Establishing specific, measurable goals for your segmentation initiative provides focus and a way to determine success. Without clarity on your aims, you run the risk of dividing your audience arbitrarily without actually furthering your marketing and business objectives. So before going further, clearly articulate what you want to achieve and why audience segmentation will help you get there.
Identify Audience Attributes
To segment your audience effectively, you need to identify the key attributes that define each group. There are several categories of attributes to consider:
Demographics
Demographics include basic factual characteristics like age, gender, location, income level, education level, ethnicity, language, occupation, and more. These attributes can strongly influence interests, values, and purchasing behavior. For example, a campaign targeted to working mothers would focus on females aged 25-45 with children at home.
Interests
Look at hobbies, passions, goals, and personal or professional interests that connect your audience segments. For instance, an audience of hobby photographers would have very different interests than corporate IT managers. Identify common interests to unite each segment.
Behaviors
Behavioral attributes relate to how audience members interact with your brand and content. This includes their preferred content format, social media behaviors, buying cycles, product usage, content consumption, purchasing habits, travel patterns, decision making roles, and more. The goal is to find meaningful patterns.
Psychographics
Psychographic segmentation analyzes personality traits, attitudes, beliefs, and lifestyles. For example, an audience of innovators focused on the latest tech trends versus a group of traditionalists. Surveys and customer interviews can provide psychographic insights.
The more detailed you get with your audience attributes, the more finely you can define each segment. Look for meaningful similarities within groups and clear differences between them. Track engagement metrics over time to see which attributes truly resonate.
Create Audience Personas
Creating detailed audience personas is a critical step in developing your segmentation strategy. An audience persona represents your ideal customer and allows you to get into the mindset of your target segments.

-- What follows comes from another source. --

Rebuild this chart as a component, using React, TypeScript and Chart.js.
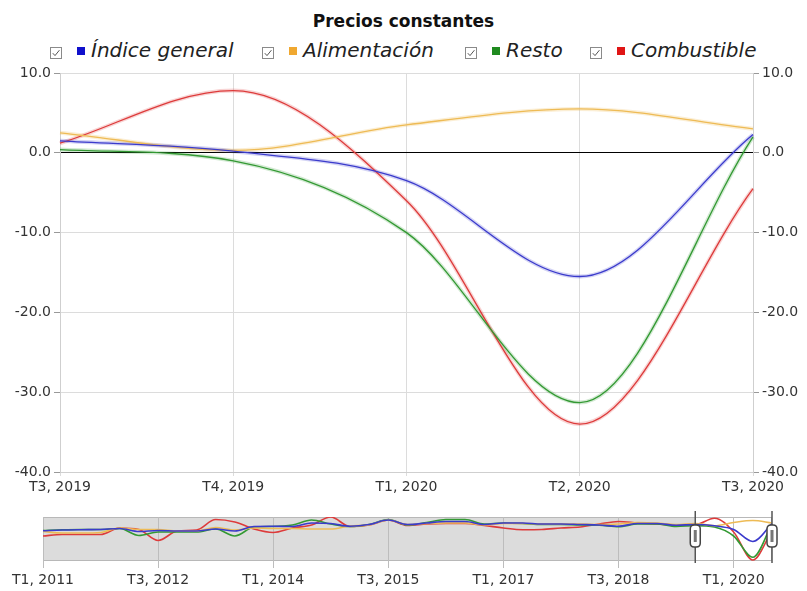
import React, { useEffect, useRef } from "react";
import { Chart, registerables } from "chart.js";

Chart.register(...registerables);

// ---------- DATA ----------
const quarters = [
  "T1, 2011", "T2, 2011", "T3, 2011", "T4, 2011",
  "T1, 2012", "T2, 2012", "T3, 2012", "T4, 2012",
  "T1, 2013", "T2, 2013", "T3, 2013", "T4, 2013",
  "T1, 2014", "T2, 2014", "T3, 2014", "T4, 2014",
  "T1, 2015", "T2, 2015", "T3, 2015", "T4, 2015",
  "T1, 2016", "T2, 2016", "T3, 2016", "T4, 2016",
  "T1, 2017", "T2, 2017", "T3, 2017", "T4, 2017",
  "T1, 2018", "T2, 2018", "T3, 2018", "T4, 2018",
  "T1, 2019", "T2, 2019", "T3, 2019", "T4, 2019",
  "T1, 2020", "T2, 2020", "T3, 2020",
];

const indiceGeneral = [
  -4.7, -4.0, -3.7, -3.5, -2.5, -5.5, -4.5, -5.0, -5.0, -3.0, -5.0, -0.5,
  -0.3, -0.5, 3.0, 2.5, -0.3, 1.5, 6.0, 1.5, 3.0, 4.5, 4.5, 1.5,
  3.0, 3.0, 2.0, 2.0, 1.5, 1.0, -0.3, 2.5, 2.5, 0.8, 1.5, 0.2,
  -3.5, -15.5, 2.3,
];
const alimentacion = [
  -5.5, -7.0, -7.0, -6.5, -2.0, -3.5, -3.5, -5.0, -5.0, -1.5, -4.0, -2.0,
  -2.5, -2.5, -3.0, -3.0, 0.0, 1.0, 6.0, 1.5, 2.5, 3.0, 3.0, 1.0,
  2.5, 2.5, 2.0, 2.0, 2.0, 1.5, 2.0, 3.5, 3.0, 1.5, 2.5, 0.3,
  3.5, 5.5, 3.0,
];
const resto = [
  -4.5, -3.8, -3.5, -3.5, -2.5, -9.5, -6.0, -6.0, -6.0, -3.0, -10.0, -1.0,
  -0.5, 1.0, 6.0, 2.0, -0.5, 1.5, 6.5, 1.0, 3.5, 6.5, 6.5, 2.0,
  3.0, 2.5, 1.5, 1.5, 1.0, 0.8, -0.8, 2.0, 2.0, -0.5, 0.4, -1.0,
  -10.0, -31.3, 2.0,
];
const combustible = [
  -10.0, -8.5, -8.5, -8.5, -2.0, -3.5, -14.5, -5.0, -4.0, 6.5, 4.0, -3.0,
  -6.5, -2.0, 1.0, 9.0, -0.5, 1.0, 6.0, 0.5, 2.0, 2.5, 2.5, 0.5,
  -2.0, -3.7, -3.5, -2.0, -1.0, 2.0, 4.5, 3.0, 2.0, 1.0, 1.2, 7.8,
  -6.0, -34.0, -4.5,
];

const seriesNames = ["Índice general", "Alimentación", "Resto", "Combustible"];
const seriesValues = [indiceGeneral, alimentacion, resto, combustible];
const lineColors = ["#3b3bcc", "#eebb55", "#339933", "#dd3b3b"];
const haloColors = [
  "rgba(59,59,204,0.22)",
  "rgba(238,187,85,0.25)",
  "rgba(51,153,51,0.22)",
  "rgba(221,59,59,0.22)",
];
const legendColors = ["#1010cc", "#f0a830", "#1f8a1f", "#e01515"];

const zoomStart = 34; // T3, 2019
const zoomEnd = 38; // T3, 2020
const yTicksMin = -40;
const yTicksMax = 10;
const navMin = -35;
const navMax = 9;

const FONT = "'DejaVu Sans', Verdana, sans-serif";

function MainChart() {
  const ref = useRef<HTMLCanvasElement>(null);
  useEffect(() => {
    const labels = quarters.slice(zoomStart, zoomEnd + 1);
    const datasets: any[] = [];
    seriesValues.forEach((vals, i) => {
      datasets.push({
        label: seriesNames[i],
        data: vals.slice(zoomStart, zoomEnd + 1),
        borderColor: lineColors[i],
        borderWidth: 1.3,
        pointRadius: 0,
        cubicInterpolationMode: "monotone",
        fill: false,
        order: 0,
      });
    });
    seriesValues.forEach((vals, i) => {
      datasets.push({
        label: seriesNames[i] + " halo",
        data: vals.slice(zoomStart, zoomEnd + 1),
        borderColor: haloColors[i],
        borderWidth: 4,
        pointRadius: 0,
        cubicInterpolationMode: "monotone",
        fill: false,
        order: 1,
      });
    });
    const tickFont = { family: FONT, size: 14 };
    const chart = new Chart(ref.current!, {
      type: "line",
      data: { labels, datasets },
      options: {
        animation: false,
        responsive: false,
        layout: { padding: { top: 13, left: 0, right: 0, bottom: 0 } },
        plugins: { legend: { display: false }, tooltip: { enabled: false }, title: { display: false } },
        scales: {
          x: {
            offset: false,
            grid: { color: "#dcdcdc", tickLength: 4 },
            border: { color: "#cfcfcf" },
            ticks: { color: "#333", font: tickFont, padding: 3, maxRotation: 0, autoSkip: false },
            afterFit: (s: any) => { s.height = 33; },
          },
          y: {
            position: "left",
            min: yTicksMin,
            max: yTicksMax,
            grid: {
              color: (c: any) => (c.tick && c.tick.value === 0 ? "#000000" : "#dcdcdc"),
              tickColor: "#999",
              tickLength: 6,
            },
            border: { color: "#cfcfcf" },
            ticks: { stepSize: 10, color: "#333", font: tickFont, padding: 3, callback: (v: any) => Number(v).toFixed(1) },
            afterFit: (s: any) => { s.width = 60; },
          },
          y2: {
            position: "right",
            min: yTicksMin,
            max: yTicksMax,
            grid: { drawOnChartArea: false, tickColor: "#999", tickLength: 6 },
            border: { color: "#cfcfcf" },
            ticks: { stepSize: 10, color: "#333", font: tickFont, padding: 3, callback: (v: any) => Number(v).toFixed(1) },
            afterFit: (s: any) => { s.width = 54; },
          },
        },
      },
    });
    return () => chart.destroy();
  }, []);
  return (
    <canvas
      ref={ref}
      width={807}
      height={445}
      style={{ position: "absolute", left: 0, top: 60, width: 807, height: 445 }}
    />
  );
}

const navigatorPlugin = {
  id: "navigatorDecor",
  beforeDraw(chart: any) {
    const { ctx, chartArea } = chart;
    const x = chart.scales.x;
    const sx = x.getPixelForValue(zoomStart);
    const ex = x.getPixelForValue(zoomEnd);
    ctx.save();
    ctx.fillStyle = "#dcdcdc";
    ctx.fillRect(chartArea.left, chartArea.top, sx - chartArea.left, chartArea.bottom - chartArea.top);
    ctx.fillStyle = "#ffffff";
    ctx.fillRect(sx, chartArea.top, ex - sx, chartArea.bottom - chartArea.top);
    ctx.strokeStyle = "#b8b8b8";
    ctx.lineWidth = 1;
    ctx.strokeRect(chartArea.left + 0.5, chartArea.top + 0.5, chartArea.right - chartArea.left - 1, chartArea.bottom - chartArea.top - 1);
    ctx.restore();
  },
  afterDraw(chart: any) {
    const { ctx, chartArea } = chart;
    const x = chart.scales.x;
    const positions = [x.getPixelForValue(zoomStart), x.getPixelForValue(zoomEnd)];
    const mid = (chartArea.top + chartArea.bottom) / 2 - 3;
    ctx.save();
    positions.forEach((px: number) => {
      ctx.strokeStyle = "#555";
      ctx.lineWidth = 1.5;
      ctx.beginPath();
      ctx.moveTo(px, chartArea.top - 6);
      ctx.lineTo(px, chartArea.bottom + 2);
      ctx.stroke();
      const w = 10;
      const h = 22;
      const r = 4;
      const l = px - w / 2;
      const t = mid - h / 2;
      ctx.beginPath();
      ctx.moveTo(l + r, t);
      ctx.lineTo(l + w - r, t);
      ctx.quadraticCurveTo(l + w, t, l + w, t + r);
      ctx.lineTo(l + w, t + h - r);
      ctx.quadraticCurveTo(l + w, t + h, l + w - r, t + h);
      ctx.lineTo(l + r, t + h);
      ctx.quadraticCurveTo(l, t + h, l, t + h - r);
      ctx.lineTo(l, t + r);
      ctx.quadraticCurveTo(l, t, l + r, t);
      ctx.closePath();
      ctx.fillStyle = "#ffffff";
      ctx.fill();
      ctx.strokeStyle = "#444";
      ctx.lineWidth = 1.5;
      ctx.stroke();
      ctx.fillStyle = "#777";
      ctx.fillRect(px - 1.5, mid - 6, 3, 12);
    });
    ctx.restore();
  },
};

function NavigatorChart() {
  const ref = useRef<HTMLCanvasElement>(null);
  useEffect(() => {
    const datasets = seriesValues.map((vals, i) => ({
      label: seriesNames[i],
      data: vals,
      borderColor: lineColors[i],
      borderWidth: 1.6,
      pointRadius: 0,
      cubicInterpolationMode: "monotone",
      fill: false,
    }));
    const chart = new Chart(ref.current!, {
      type: "line",
      data: { labels: quarters, datasets },
      options: {
        animation: false,
        responsive: false,
        layout: { padding: { top: 12, left: 43, right: 35, bottom: 0 } },
        plugins: { legend: { display: false }, tooltip: { enabled: false } },
        scales: {
          x: {
            offset: false,
            grid: {
              color: (c: any) => (c.index % 6 === 0 ? "#bdbdbd" : "rgba(0,0,0,0)"),
              tickLength: 7,
            },
            border: { display: false },
            ticks: {
              autoSkip: false,
              maxRotation: 0,
              color: "#333",
              font: { family: FONT, size: 14 },
              padding: 4,
              callback: (_v: any, i: number) => (i % 6 === 0 ? quarters[i] : ""),
            },
            afterFit: (s: any) => { s.height = 30; },
          },
          y: { display: false, min: navMin, max: navMax },
        },
      },
      plugins: [navigatorPlugin],
    });
    return () => chart.destroy();
  }, []);
  return (
    <canvas
      ref={ref}
      width={807}
      height={86}
      style={{ position: "absolute", left: 0, top: 505, width: 807, height: 86 }}
    />
  );
}

// legend item anchor positions (checkbox left edge)
const legendX = [50, 262, 465, 590];

function CheckBox() {
  return (
    <svg width={12} height={12} viewBox="0 0 12 12" style={{ marginRight: 15, marginTop: 5, flex: "none" }}>
      <rect x={0.5} y={0.5} width={11} height={11} fill="#fff" stroke="#8a8a8a" strokeWidth={1} />
      <path d="M2.8 6.2 L5 8.6 L9.4 3.2" fill="none" stroke="#555" strokeWidth={1} />
    </svg>
  );
}

function Legend() {
  return (
    <div
      style={{
        position: "absolute",
        left: 0,
        top: 38,
        width: 807,
        height: 28,
        fontFamily: FONT,
        fontStyle: "italic",
        fontSize: 20,
        color: "#222",
      }}
    >
      {seriesNames.map((n, i) => (
        <div
          key={n}
          style={{
            position: "absolute",
            left: legendX[i],
            top: 0,
            display: "flex",
            alignItems: "center",
            whiteSpace: "nowrap",
          }}
        >
          <CheckBox />
          <span style={{ display: "inline-block", width: 8, height: 8, marginTop: 2, background: legendColors[i], marginRight: 6, flex: "none" }} />
          <span>{n}</span>
        </div>
      ))}
    </div>
  );
}

export default function App() {
  return (
    <div style={{ position: "fixed", left: 0, top: 0, width: 807, height: 591, background: "#fff", overflow: "hidden" }}>
      <div
        style={{
          position: "absolute",
          left: 0,
          top: 11,
          width: 807,
          textAlign: "center",
          fontFamily: FONT,
          fontWeight: "bold",
          fontSize: 17,
          color: "#111",
        }}
      >
        Precios constantes
      </div>
      <Legend />
      <MainChart />
      <NavigatorChart />
    </div>
  );
}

When creating audience personas, aim to develop fictional, representative profiles of each segment. Give each persona a name and photo to make them more realistic. Then compile details to build out their attributes:
- Demographics – Age, gender, location, income level, education, occupation, marital status, etc.
- Goals and challenges – What motivates them? What problems do they want to solve? What are they trying to achieve?
- Interests and hobbies – What do they like to do in their spare time? What are they passionate about?
- Media consumption habits – Where do they get their information? What platforms and channels are they most active on?
- Brand preferences – What brands do they currently use and trust? What influences their loyalty?
- Purchasing habits – How do they make buying decisions? What factors influence them most? How do they consume and use products/services?
- Objections – What barriers or concerns might prevent them from buying? How can you overcome these?
- Marketing response – What messages and offers resonate best with them? How do they want to be communicated with?
The more detailed you can make your audience personas, the better you will understand your target customers on a deeper level. This allows you to craft messaging and experiences that directly appeal to their unique wants, needs, and interests.
Group Your Audience
Once you’ve done the work to understand who your audience is and create detailed personas, it’s time to start dividing them into distinct segments based on shared attributes. The goal is to group together audience members who are similar to each other, so you can optimize your messaging and marketing to resonate with their specific needs and interests.
When grouping your audience into segments, consider attributes like:
- Demographics – Age, gender, location, income level, education, etc.
- Interests and hobbies – What they like to do in their spare time.
- Online behaviors – Where they spend time online, how they engage with content.
- Psychographics – Attitudes, values, lifestyles, personalities.
- Purchasing habits – Frequency, recency, monetary value.
- Job roles and seniority level – For B2B segmentation.
- Brand interaction – New customers, repeat customers, loyalists.
Look for patterns and themes that emerge among groups of people with shared characteristics. The segments should be distinct from one another, with each representing a targetable subgroup. Avoid too much overlap between segments.
It can help to visualize your audience segments through charts or graphs. See where there are clusters of people with common attributes so you can divide accordingly.
Aim for 3-5 core audience segments to start. You can always refine and add more segments later as needed. The goal is to focus on broader groups first before getting more granular.
Audience segmentation takes work upfront, but pays off through more relevant, targeted marketing. Take the time to really understand your audience and divide strategically. It will enable you to craft content and campaigns tailored to each segment’s unique interests and needs for better results.